-- Start Provided material --

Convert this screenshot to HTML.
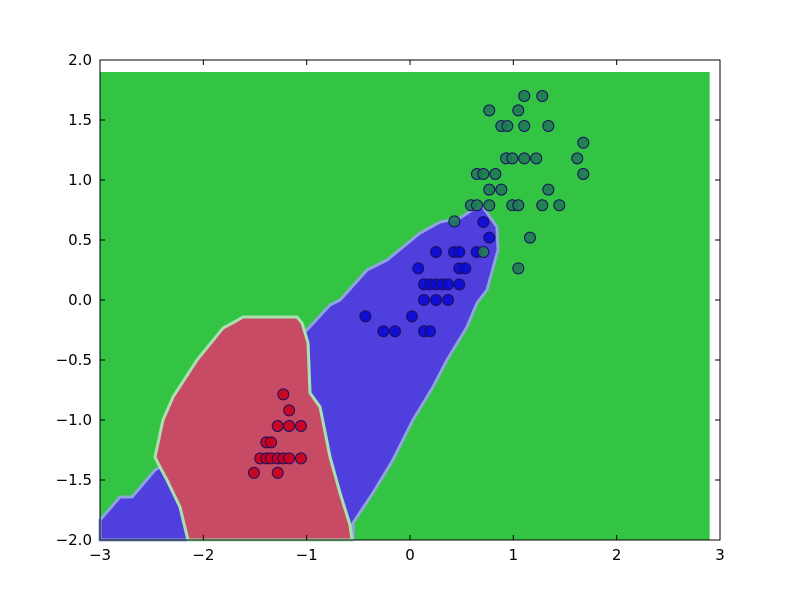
<!DOCTYPE html>
<html><head><meta charset="utf-8"><style>
html,body{margin:0;padding:0;background:#fff;width:800px;height:600px;overflow:hidden}
svg text{font-family:"DejaVu Sans","Liberation Sans",sans-serif;font-size:15px;fill:#000}
</style></head><body>
<svg id="chart" width="800" height="600" xmlns="http://www.w3.org/2000/svg">
<rect x="0" y="0" width="800" height="600" fill="#fff"/>
<g id="plot"></g>
<g id="axes"></g>
</svg>
<script>
// ---- data ----
const xTicks = [-3,-2,-1,0,1,2,3];
const yTicks = [-2.0,-1.5,-1.0,-0.5,0.0,0.5,1.0,1.5,2.0];
const gridExtentX = [-3, 2.9];
const gridExtentY = [-2, 1.9];
const blueRegion = [[-1.026,-0.275],[-0.774,-0.042],[-0.677,0],[-0.416,0.25],[-0.223,0.333],[0.097,0.558],[0.29,0.65],[0.484,0.683],[0.648,0.775],[0.706,0.775],[0.842,0.608],[0.852,0.417],[0.745,0.083],[0.648,-0.025],[0.552,-0.225],[0.358,-0.5],[0.223,-0.725],[0.029,-1.0],[-0.165,-1.333],[-0.358,-1.608],[-0.552,-1.858],[-0.552,-2],[-0.581,-1.875],[-0.677,-1.608],[-0.774,-1.308],[-0.871,-0.892],[-0.968,-0.775],[-0.987,-0.358],[-1.045,-0.192]];
const redRegion = [[-1.616,-0.142],[-1.094,-0.142],[-1.045,-0.192],[-0.987,-0.358],[-0.968,-0.775],[-0.871,-0.892],[-0.774,-1.308],[-0.677,-1.608],[-0.581,-1.875],[-0.561,-2],[-2.148,-2],[-2.226,-1.725],[-2.352,-1.5],[-2.419,-1.392],[-2.468,-1.308],[-2.39,-1.0],[-2.294,-0.808],[-2.061,-0.5],[-1.81,-0.233],[-1.7,-0.183]];
const blueRegionSmall = [[-3,-1.833],[-2.806,-1.642],[-2.69,-1.642],[-2.468,-1.417],[-2.419,-1.392],[-2.352,-1.5],[-2.226,-1.725],[-2.148,-2],[-3,-2]];
const redX = [-1.226,-1.17,-1.28,-1.17,-1.055,-1.39,-1.345,-1.45,-1.39,-1.345,-1.28,-1.226,-1.17,-1.055,-1.51,-1.28];
const redY = [-0.786,-0.92,-1.05,-1.05,-1.05,-1.186,-1.186,-1.32,-1.32,-1.32,-1.32,-1.32,-1.32,-1.32,-1.44,-1.44];
const blueX = [-0.432,0.019,-0.258,-0.145,0.135,0.194,0.135,0.252,0.368,0.135,0.194,0.252,0.31,0.368,0.477,0.08,0.477,0.535,0.252,0.426,0.477,0.645,0.767,0.71];
const blueY = [-0.136,-0.136,-0.26,-0.26,-0.26,-0.26,0,0,0,0.13,0.13,0.13,0.13,0.13,0.13,0.264,0.264,0.264,0.4,0.4,0.4,0.4,0.52,0.65];
const greenX = [0.43,0.71,1.161,1.048,0.59,0.648,0.767,0.99,1.048,1.28,1.445,0.767,0.884,1.339,0.648,0.71,0.826,1.677,0.93,0.99,1.106,1.222,1.619,1.677,0.884,0.942,1.106,1.339,0.767,1.048,1.106,1.28];
const greenY = [0.655,0.4,0.52,0.264,0.79,0.79,0.79,0.79,0.79,0.79,0.79,0.92,0.92,0.92,1.05,1.05,1.05,1.05,1.18,1.18,1.18,1.18,1.18,1.31,1.45,1.45,1.45,1.45,1.58,1.58,1.70,1.70];

// ---- axes ----
const L=100,R=720,T=60,B=540;
const sx = v => L + (v - (-3)) / 6 * (R - L);
const sy = v => B - (v - (-2)) / 4 * (B - T);
const NS="http://www.w3.org/2000/svg";
const plot=document.getElementById('plot'), axes=document.getElementById('axes');
function mk(tag, attrs, parent){const e=document.createElementNS(NS,tag);for(const k in attrs)e.setAttribute(k,attrs[k]);parent.appendChild(e);return e;}
const pts = arr => arr.map(p=>sx(p[0]).toFixed(1)+','+sy(p[1]).toFixed(1)).join(' ');

let g = mk('rect',{x:sx(gridExtentX[0]),y:sy(gridExtentY[1]),width:sx(gridExtentX[1])-sx(gridExtentX[0]),height:sy(gridExtentY[0])-sy(gridExtentY[1]),fill:'#33c443'},plot);


let p1 = mk('polygon',{points:pts(blueRegion),fill:'#4f3fdc',stroke:'#8ea4dc','stroke-width':3},plot);


let p2 = mk('polygon',{points:pts(blueRegionSmall),fill:'#4f3fdc',stroke:'#8ea4dc','stroke-width':3},plot);


let p3 = mk('polygon',{points:pts(redRegion),fill:'#c84b66',stroke:'#a8e0b0','stroke-width':3},plot);



function scatter(xs, ys, fill, name){
  for(let i=0;i<xs.length;i++){
    const c = mk('circle',{cx:sx(xs[i]),cy:sy(ys[i]),r:5.5,fill:fill,stroke:'#1a1060','stroke-width':1,'fill-opacity':0.9},plot);
    
    
  }
}
scatter(redX, redY, '#c8001e', 'red-point');
scatter(blueX, blueY, '#0a0ad2', 'blue-point');
scatter(greenX, greenY, '#1f7a55', 'green-point');

let fr = mk('rect',{x:L,y:T,width:R-L,height:B-T,fill:'none',stroke:'#000','stroke-width':1},axes);


xTicks.forEach(v=>{
  const x=sx(v);
  const a=mk('line',{x1:x,y1:B,x2:x,y2:B-5,stroke:'#000'},axes);
  
  
  const b=mk('line',{x1:x,y1:T,x2:x,y2:T+5,stroke:'#000'},axes);
  
  
  const t=mk('text',{x:x,y:B+20,'text-anchor':'middle'},axes);
  t.textContent = v<0 ? '\u2212'+Math.abs(v) : String(v);
  
  
});
yTicks.forEach(v=>{
  const y=sy(v);
  const a=mk('line',{x1:L,y1:y,x2:L+5,y2:y,stroke:'#000'},axes);
  
  
  const b=mk('line',{x1:R,y1:y,x2:R-5,y2:y,stroke:'#000'},axes);
  
  
  const t=mk('text',{x:L-8,y:y+5,'text-anchor':'end'},axes);
  t.textContent = (v<0?'\u2212':'')+Math.abs(v).toFixed(1);
  
  
});
</script>
</body></html>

-- End Provided material --

### Brief
Copy out all the data without changing anything, and drop the pictures.

### Reply
Convert this screenshot to HTML.
<!DOCTYPE html>
<html><head><meta charset="utf-8"><style>
html,body{margin:0;padding:0;background:#fff;width:800px;height:600px;overflow:hidden}
svg text{font-family:"DejaVu Sans","Liberation Sans",sans-serif;font-size:15px;fill:#000}
</style></head><body>
<svg id="chart" width="800" height="600" xmlns="http://www.w3.org/2000/svg">
<rect x="0" y="0" width="800" height="600" fill="#fff"/>
<g id="plot"></g>
<g id="axes"></g>
</svg>
<script>
// ---- data ----
const xTicks = [-3,-2,-1,0,1,2,3];
const yTicks = [-2.0,-1.5,-1.0,-0.5,0.0,0.5,1.0,1.5,2.0];
const gridExtentX = [-3, 2.9];
const gridExtentY = [-2, 1.9];
const blueRegion = [[-1.026,-0.275],[-0.774,-0.042],[-0.677,0],[-0.416,0.25],[-0.223,0.333],[0.097,0.558],[0.29,0.65],[0.484,0.683],[0.648,0.775],[0.706,0.775],[0.842,0.608],[0.852,0.417],[0.745,0.083],[0.648,-0.025],[0.552,-0.225],[0.358,-0.5],[0.223,-0.725],[0.029,-1.0],[-0.165,-1.333],[-0.358,-1.608],[-0.552,-1.858],[-0.552,-2],[-0.581,-1.875],[-0.677,-1.608],[-0.774,-1.308],[-0.871,-0.892],[-0.968,-0.775],[-0.987,-0.358],[-1.045,-0.192]];
const redRegion = [[-1.616,-0.142],[-1.094,-0.142],[-1.045,-0.192],[-0.987,-0.358],[-0.968,-0.775],[-0.871,-0.892],[-0.774,-1.308],[-0.677,-1.608],[-0.581,-1.875],[-0.561,-2],[-2.148,-2],[-2.226,-1.725],[-2.352,-1.5],[-2.419,-1.392],[-2.468,-1.308],[-2.39,-1.0],[-2.294,-0.808],[-2.061,-0.5],[-1.81,-0.233],[-1.7,-0.183]];
const blueRegionSmall = [[-3,-1.833],[-2.806,-1.642],[-2.69,-1.642],[-2.468,-1.417],[-2.419,-1.392],[-2.352,-1.5],[-2.226,-1.725],[-2.148,-2],[-3,-2]];
const redX = [-1.226,-1.17,-1.28,-1.17,-1.055,-1.39,-1.345,-1.45,-1.39,-1.345,-1.28,-1.226,-1.17,-1.055,-1.51,-1.28];
const redY = [-0.786,-0.92,-1.05,-1.05,-1.05,-1.186,-1.186,-1.32,-1.32,-1.32,-1.32,-1.32,-1.32,-1.32,-1.44,-1.44];
const blueX = [-0.432,0.019,-0.258,-0.145,0.135,0.194,0.135,0.252,0.368,0.135,0.194,0.252,0.31,0.368,0.477,0.08,0.477,0.535,0.252,0.426,0.477,0.645,0.767,0.71];
const blueY = [-0.136,-0.136,-0.26,-0.26,-0.26,-0.26,0,0,0,0.13,0.13,0.13,0.13,0.13,0.13,0.264,0.264,0.264,0.4,0.4,0.4,0.4,0.52,0.65];
const greenX = [0.43,0.71,1.161,1.048,0.59,0.648,0.767,0.99,1.048,1.28,1.445,0.767,0.884,1.339,0.648,0.71,0.826,1.677,0.93,0.99,1.106,1.222,1.619,1.677,0.884,0.942,1.106,1.339,0.767,1.048,1.106,1.28];
const greenY = [0.655,0.4,0.52,0.264,0.79,0.79,0.79,0.79,0.79,0.79,0.79,0.92,0.92,0.92,1.05,1.05,1.05,1.05,1.18,1.18,1.18,1.18,1.18,1.31,1.45,1.45,1.45,1.45,1.58,1.58,1.70,1.70];

// ---- axes ----
const L=100,R=720,T=60,B=540;
const sx = v => L + (v - (-3)) / 6 * (R - L);
const sy = v => B - (v - (-2)) / 4 * (B - T);
const NS="http://www.w3.org/2000/svg";
const plot=document.getElementById('plot'), axes=document.getElementById('axes');
function mk(tag, attrs, parent){const e=document.createElementNS(NS,tag);for(const k in attrs)e.setAttribute(k,attrs[k]);parent.appendChild(e);return e;}
const pts = arr => arr.map(p=>sx(p[0]).toFixed(1)+','+sy(p[1]).toFixed(1)).join(' ');

let g = mk('rect',{x:sx(gridExtentX[0]),y:sy(gridExtentY[1]),width:sx(gridExtentX[1])-sx(gridExtentX[0]),height:sy(gridExtentY[0])-sy(gridExtentY[1]),fill:'#33c443'},plot);


let p1 = mk('polygon',{points:pts(blueRegion),fill:'#4f3fdc',stroke:'#8ea4dc','stroke-width':3},plot);


let p2 = mk('polygon',{points:pts(blueRegionSmall),fill:'#4f3fdc',stroke:'#8ea4dc','stroke-width':3},plot);


let p3 = mk('polygon',{points:pts(redRegion),fill:'#c84b66',stroke:'#a8e0b0','stroke-width':3},plot);



function scatter(xs, ys, fill, name){
  for(let i=0;i<xs.length;i++){
    const c = mk('circle',{cx:sx(xs[i]),cy:sy(ys[i]),r:5.5,fill:fill,stroke:'#1a1060','stroke-width':1,'fill-opacity':0.9},plot);
    
    
  }
}
scatter(redX, redY, '#c8001e', 'red-point');
scatter(blueX, blueY, '#0a0ad2', 'blue-point');
scatter(greenX, greenY, '#1f7a55', 'green-point');

let fr = mk('rect',{x:L,y:T,width:R-L,height:B-T,fill:'none',stroke:'#000','stroke-width':1},axes);


xTicks.forEach(v=>{
  const x=sx(v);
  const a=mk('line',{x1:x,y1:B,x2:x,y2:B-5,stroke:'#000'},axes);
  
  
  const b=mk('line',{x1:x,y1:T,x2:x,y2:T+5,stroke:'#000'},axes);
  
  
  const t=mk('text',{x:x,y:B+20,'text-anchor':'middle'},axes);
  t.textContent = v<0 ? '\u2212'+Math.abs(v) : String(v);
  
  
});
yTicks.forEach(v=>{
  const y=sy(v);
  const a=mk('line',{x1:L,y1:y,x2:L+5,y2:y,stroke:'#000'},axes);
  
  
  const b=mk('line',{x1:R,y1:y,x2:R-5,y2:y,stroke:'#000'},axes);
  
  
  const t=mk('text',{x:L-8,y:y+5,'text-anchor':'end'},axes);
  t.textContent = (v<0?'\u2212':'')+Math.abs(v).toFixed(1);
  
  
});
</script>
</body></html>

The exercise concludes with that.